• **Given request**
Copy each line with the word "matplotlib" in it.
--
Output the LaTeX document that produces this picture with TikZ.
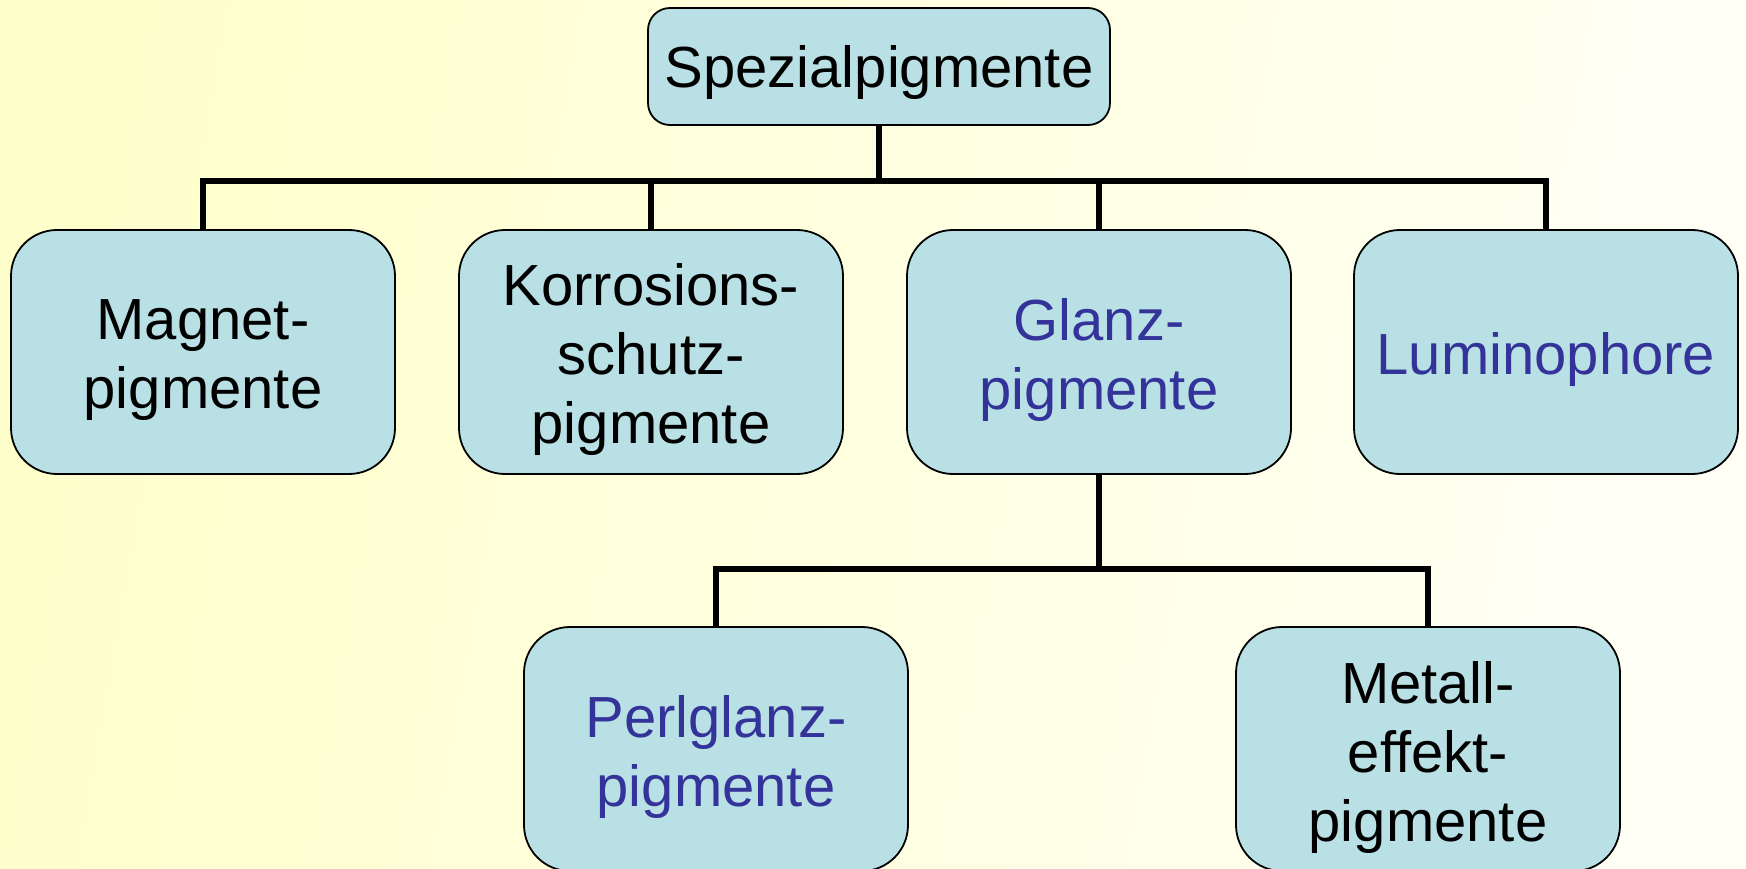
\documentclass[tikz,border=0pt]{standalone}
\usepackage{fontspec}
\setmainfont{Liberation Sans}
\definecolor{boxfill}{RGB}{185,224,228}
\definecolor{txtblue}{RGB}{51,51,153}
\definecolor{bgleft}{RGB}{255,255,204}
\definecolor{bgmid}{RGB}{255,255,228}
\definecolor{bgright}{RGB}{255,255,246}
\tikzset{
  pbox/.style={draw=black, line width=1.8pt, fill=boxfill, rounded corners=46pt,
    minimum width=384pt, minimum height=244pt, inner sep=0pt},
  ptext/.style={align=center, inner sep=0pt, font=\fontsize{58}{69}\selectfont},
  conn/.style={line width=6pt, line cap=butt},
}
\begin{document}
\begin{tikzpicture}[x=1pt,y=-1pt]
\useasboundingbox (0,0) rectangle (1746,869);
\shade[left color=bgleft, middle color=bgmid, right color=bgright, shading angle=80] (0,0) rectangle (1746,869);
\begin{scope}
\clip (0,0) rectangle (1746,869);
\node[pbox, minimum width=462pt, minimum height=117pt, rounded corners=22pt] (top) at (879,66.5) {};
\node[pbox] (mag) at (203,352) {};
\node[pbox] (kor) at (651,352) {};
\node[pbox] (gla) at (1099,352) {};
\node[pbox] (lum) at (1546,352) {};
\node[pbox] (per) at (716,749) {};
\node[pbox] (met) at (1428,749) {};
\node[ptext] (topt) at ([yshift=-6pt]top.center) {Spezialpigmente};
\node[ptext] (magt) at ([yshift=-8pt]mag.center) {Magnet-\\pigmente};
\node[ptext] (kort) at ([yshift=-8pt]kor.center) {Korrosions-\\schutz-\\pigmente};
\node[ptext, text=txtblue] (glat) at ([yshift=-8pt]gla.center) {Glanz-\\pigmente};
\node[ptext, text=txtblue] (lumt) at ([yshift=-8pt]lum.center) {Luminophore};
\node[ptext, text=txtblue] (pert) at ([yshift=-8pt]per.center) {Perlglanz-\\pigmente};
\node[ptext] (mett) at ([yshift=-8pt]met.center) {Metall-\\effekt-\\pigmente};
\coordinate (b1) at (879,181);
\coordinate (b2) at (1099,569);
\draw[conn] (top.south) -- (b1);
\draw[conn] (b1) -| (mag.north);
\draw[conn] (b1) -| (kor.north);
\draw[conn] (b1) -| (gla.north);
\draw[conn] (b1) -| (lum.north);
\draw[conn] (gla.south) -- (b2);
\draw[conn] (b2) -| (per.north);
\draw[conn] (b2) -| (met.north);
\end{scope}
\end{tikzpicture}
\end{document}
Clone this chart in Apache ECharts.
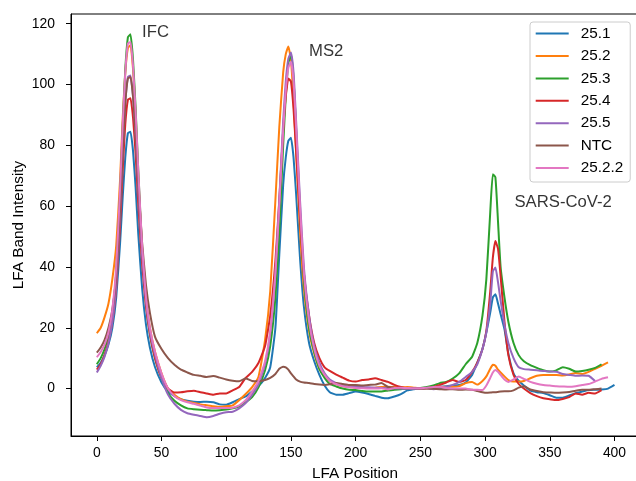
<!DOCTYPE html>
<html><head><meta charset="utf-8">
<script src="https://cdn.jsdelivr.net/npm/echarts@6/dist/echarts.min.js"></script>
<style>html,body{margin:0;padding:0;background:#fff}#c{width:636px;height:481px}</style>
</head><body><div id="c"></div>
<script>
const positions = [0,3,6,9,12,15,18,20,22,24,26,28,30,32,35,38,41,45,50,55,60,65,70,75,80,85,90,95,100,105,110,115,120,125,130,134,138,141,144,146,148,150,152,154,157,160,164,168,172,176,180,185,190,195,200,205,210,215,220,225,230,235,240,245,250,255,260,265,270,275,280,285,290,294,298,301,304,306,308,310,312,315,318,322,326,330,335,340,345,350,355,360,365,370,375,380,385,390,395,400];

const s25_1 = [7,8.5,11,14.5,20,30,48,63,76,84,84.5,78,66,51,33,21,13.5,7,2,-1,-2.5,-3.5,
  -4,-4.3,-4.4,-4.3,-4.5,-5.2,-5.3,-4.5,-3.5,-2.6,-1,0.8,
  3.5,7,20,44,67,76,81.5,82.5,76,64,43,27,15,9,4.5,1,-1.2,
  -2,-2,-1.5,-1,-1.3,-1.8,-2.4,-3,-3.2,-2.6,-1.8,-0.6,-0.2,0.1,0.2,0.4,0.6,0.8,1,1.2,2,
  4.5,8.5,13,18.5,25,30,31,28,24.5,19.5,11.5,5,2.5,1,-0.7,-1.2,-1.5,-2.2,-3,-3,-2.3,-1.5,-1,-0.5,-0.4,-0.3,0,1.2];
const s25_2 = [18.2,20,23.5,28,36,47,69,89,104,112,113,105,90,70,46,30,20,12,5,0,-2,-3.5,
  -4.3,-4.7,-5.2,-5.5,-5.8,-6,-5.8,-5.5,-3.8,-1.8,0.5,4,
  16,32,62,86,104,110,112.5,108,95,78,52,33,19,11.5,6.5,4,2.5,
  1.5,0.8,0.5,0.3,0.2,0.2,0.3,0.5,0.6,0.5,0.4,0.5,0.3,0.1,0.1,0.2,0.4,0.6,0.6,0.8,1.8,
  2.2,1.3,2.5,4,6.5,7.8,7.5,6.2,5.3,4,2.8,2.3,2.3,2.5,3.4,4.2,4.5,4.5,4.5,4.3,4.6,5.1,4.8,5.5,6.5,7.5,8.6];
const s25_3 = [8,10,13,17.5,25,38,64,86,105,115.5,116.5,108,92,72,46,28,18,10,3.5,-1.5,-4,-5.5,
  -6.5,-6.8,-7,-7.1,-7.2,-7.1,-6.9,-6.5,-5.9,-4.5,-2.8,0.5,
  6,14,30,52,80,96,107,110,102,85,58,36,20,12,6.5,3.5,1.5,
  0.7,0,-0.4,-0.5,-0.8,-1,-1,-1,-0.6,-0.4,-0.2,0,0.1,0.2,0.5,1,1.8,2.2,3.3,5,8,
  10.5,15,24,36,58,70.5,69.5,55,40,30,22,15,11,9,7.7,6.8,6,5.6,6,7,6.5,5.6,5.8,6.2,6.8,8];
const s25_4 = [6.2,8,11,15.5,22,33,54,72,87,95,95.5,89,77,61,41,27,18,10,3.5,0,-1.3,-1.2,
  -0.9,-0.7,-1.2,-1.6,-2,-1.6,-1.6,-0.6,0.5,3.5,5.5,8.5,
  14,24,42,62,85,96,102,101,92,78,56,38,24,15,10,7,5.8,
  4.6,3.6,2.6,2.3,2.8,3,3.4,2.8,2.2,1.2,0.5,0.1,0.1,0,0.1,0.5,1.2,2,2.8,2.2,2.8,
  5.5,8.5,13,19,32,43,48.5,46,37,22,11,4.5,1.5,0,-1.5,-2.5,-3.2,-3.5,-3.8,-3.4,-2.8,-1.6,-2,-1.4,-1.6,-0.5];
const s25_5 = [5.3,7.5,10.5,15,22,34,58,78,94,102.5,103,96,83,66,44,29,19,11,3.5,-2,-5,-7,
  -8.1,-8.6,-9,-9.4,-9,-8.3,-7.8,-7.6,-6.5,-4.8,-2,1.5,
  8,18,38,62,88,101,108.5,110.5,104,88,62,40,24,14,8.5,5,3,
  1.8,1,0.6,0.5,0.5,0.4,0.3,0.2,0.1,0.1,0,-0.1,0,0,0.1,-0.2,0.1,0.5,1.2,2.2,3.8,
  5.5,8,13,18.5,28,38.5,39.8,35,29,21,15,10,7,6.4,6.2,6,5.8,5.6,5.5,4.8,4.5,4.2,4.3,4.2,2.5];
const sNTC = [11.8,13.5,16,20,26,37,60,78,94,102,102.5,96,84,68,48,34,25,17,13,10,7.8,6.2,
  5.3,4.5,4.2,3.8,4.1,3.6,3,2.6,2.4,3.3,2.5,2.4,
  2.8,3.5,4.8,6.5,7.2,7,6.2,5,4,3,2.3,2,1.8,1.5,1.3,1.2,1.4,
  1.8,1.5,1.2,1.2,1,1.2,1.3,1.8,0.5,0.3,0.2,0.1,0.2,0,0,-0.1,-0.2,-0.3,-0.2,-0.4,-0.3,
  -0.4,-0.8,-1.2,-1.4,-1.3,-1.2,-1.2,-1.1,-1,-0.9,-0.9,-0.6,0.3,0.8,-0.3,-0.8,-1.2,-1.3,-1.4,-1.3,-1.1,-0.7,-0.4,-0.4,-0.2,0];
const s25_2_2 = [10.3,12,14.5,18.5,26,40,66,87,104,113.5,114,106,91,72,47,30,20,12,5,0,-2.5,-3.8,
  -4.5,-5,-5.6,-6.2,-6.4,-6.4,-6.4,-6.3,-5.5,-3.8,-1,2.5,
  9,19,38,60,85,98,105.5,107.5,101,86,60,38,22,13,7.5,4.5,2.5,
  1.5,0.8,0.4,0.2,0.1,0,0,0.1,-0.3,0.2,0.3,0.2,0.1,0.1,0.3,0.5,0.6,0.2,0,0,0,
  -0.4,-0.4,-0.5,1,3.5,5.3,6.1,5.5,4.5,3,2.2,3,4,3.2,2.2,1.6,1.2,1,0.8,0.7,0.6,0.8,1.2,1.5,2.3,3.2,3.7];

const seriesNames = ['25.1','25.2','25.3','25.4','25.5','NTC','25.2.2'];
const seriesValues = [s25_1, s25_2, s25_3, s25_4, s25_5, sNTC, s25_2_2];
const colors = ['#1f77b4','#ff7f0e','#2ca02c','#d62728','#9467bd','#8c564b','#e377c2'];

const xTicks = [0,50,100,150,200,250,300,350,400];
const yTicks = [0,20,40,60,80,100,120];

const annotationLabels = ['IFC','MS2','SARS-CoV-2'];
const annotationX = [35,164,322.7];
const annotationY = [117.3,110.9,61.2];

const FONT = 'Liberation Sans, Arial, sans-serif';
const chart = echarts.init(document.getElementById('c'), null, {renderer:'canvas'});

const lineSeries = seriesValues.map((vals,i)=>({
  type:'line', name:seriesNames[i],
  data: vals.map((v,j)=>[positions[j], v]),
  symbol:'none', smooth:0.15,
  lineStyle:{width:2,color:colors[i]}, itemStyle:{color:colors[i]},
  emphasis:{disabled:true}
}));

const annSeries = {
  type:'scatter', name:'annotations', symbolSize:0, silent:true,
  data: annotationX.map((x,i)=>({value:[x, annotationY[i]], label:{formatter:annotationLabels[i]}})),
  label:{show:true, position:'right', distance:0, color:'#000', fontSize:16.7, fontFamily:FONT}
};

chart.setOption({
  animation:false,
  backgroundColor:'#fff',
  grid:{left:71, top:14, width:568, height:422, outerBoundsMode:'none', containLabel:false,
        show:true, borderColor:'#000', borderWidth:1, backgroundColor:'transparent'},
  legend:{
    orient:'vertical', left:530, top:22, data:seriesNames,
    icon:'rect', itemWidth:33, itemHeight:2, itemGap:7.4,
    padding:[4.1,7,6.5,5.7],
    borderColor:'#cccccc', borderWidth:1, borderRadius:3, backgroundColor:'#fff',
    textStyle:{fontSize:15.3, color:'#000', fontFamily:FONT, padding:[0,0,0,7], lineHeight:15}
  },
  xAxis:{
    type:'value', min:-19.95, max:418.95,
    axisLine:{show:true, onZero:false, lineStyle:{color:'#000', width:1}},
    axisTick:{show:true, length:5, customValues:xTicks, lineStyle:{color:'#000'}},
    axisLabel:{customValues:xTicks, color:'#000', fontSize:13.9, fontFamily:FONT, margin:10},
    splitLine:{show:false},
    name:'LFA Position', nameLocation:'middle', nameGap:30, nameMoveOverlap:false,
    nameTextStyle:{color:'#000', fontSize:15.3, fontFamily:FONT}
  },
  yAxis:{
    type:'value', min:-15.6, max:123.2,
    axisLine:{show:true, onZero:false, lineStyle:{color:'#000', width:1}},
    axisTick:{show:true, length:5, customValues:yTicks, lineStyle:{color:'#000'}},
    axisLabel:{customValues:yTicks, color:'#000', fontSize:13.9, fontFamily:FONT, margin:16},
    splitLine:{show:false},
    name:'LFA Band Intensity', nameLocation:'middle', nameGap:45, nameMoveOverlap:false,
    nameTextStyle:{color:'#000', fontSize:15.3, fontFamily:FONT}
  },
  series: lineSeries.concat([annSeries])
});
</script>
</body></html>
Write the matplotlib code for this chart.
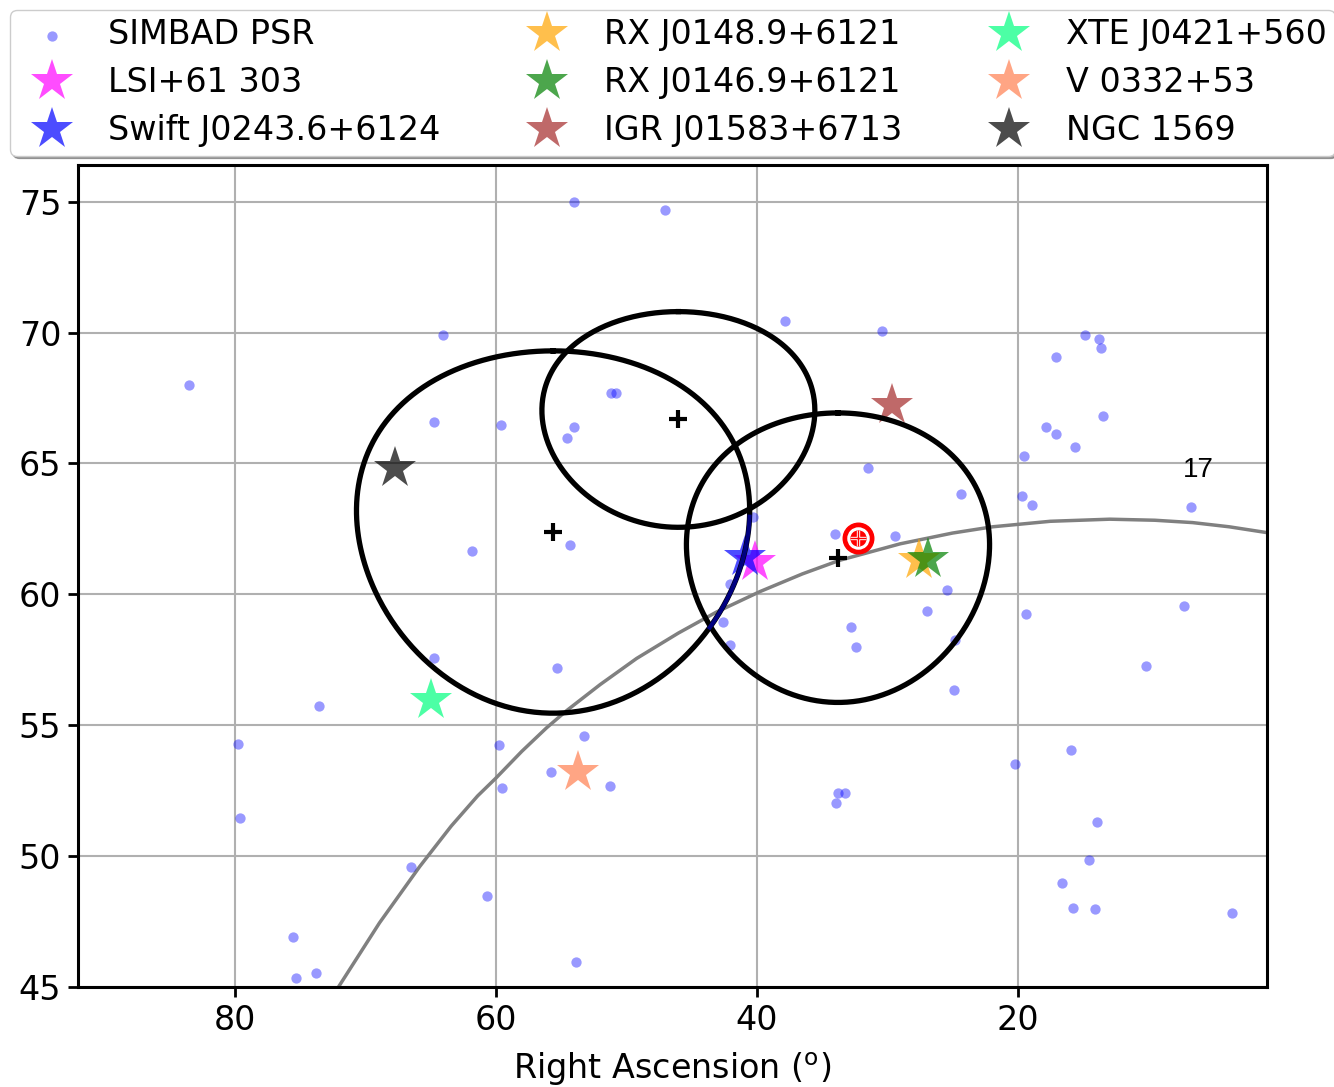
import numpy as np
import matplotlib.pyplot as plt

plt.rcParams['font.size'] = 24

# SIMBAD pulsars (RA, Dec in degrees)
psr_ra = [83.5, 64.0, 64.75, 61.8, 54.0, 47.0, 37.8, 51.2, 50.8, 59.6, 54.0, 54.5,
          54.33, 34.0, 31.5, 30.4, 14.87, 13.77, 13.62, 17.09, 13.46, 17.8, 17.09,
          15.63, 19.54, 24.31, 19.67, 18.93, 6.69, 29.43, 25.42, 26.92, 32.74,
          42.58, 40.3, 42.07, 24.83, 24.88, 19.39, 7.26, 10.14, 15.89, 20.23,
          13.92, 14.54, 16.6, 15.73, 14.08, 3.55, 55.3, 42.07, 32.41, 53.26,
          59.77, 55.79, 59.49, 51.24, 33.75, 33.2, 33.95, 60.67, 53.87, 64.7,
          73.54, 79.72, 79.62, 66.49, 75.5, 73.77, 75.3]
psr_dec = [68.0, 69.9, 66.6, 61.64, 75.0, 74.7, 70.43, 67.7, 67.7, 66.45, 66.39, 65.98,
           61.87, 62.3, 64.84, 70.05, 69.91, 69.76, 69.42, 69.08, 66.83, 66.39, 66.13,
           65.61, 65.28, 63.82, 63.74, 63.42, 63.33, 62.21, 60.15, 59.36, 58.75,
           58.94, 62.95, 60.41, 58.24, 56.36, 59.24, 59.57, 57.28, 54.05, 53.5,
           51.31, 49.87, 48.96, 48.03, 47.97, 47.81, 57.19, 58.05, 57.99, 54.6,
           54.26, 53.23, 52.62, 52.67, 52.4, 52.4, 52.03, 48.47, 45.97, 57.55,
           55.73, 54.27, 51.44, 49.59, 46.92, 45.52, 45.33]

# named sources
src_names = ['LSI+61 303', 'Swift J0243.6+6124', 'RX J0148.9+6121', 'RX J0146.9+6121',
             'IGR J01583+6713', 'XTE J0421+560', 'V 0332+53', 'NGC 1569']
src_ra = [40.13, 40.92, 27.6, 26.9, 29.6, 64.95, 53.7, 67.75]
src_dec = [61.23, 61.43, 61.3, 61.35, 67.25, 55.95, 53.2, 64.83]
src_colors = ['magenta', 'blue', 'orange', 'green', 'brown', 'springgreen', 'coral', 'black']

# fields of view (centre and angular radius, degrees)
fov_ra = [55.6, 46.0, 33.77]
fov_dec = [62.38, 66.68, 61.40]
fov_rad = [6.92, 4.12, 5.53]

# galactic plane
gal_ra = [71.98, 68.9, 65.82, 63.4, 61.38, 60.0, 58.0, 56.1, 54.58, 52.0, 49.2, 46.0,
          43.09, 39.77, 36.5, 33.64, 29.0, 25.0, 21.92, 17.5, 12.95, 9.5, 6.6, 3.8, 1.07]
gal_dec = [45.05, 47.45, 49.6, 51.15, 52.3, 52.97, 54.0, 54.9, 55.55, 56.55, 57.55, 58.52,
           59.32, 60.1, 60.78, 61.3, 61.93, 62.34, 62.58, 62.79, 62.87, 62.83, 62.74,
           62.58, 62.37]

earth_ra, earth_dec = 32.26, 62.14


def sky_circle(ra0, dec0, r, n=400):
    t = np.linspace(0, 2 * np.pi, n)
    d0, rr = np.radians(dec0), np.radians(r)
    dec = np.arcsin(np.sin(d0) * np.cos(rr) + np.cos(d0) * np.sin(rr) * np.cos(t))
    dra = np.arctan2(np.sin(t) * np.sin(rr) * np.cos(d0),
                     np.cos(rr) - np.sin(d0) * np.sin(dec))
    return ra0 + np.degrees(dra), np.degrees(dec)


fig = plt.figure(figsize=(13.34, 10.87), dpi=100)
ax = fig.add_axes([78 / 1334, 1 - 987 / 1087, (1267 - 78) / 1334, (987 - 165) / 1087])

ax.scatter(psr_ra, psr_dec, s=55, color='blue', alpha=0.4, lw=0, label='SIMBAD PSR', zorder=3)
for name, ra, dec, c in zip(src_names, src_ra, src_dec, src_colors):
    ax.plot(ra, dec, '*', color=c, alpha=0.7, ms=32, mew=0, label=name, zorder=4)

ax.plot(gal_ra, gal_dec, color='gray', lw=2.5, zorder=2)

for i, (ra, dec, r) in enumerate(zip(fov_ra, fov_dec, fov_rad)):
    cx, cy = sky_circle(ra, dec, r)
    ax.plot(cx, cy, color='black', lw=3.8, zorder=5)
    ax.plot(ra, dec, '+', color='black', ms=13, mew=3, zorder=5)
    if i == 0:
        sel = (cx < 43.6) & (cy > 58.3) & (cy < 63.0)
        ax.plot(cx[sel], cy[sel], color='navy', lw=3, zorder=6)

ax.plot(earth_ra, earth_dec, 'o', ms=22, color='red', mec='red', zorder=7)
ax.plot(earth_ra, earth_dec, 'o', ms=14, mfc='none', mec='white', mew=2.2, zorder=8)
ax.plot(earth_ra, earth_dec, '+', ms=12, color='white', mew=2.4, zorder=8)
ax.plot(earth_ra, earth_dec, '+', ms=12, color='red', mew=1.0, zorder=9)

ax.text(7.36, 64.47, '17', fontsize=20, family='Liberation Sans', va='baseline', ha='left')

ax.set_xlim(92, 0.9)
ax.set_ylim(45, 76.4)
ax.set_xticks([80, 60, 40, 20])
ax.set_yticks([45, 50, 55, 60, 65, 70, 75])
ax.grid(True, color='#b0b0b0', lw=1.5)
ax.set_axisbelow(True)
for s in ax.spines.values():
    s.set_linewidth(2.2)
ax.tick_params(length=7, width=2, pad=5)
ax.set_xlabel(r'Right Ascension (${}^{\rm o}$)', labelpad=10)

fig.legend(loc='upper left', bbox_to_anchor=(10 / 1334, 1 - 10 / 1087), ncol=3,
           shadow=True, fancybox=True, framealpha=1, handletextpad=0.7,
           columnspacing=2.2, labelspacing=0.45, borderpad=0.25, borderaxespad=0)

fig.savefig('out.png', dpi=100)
--
• **Response to the exercise**
Write the matplotlib code for this chart.
import matplotlib.pyplot as plt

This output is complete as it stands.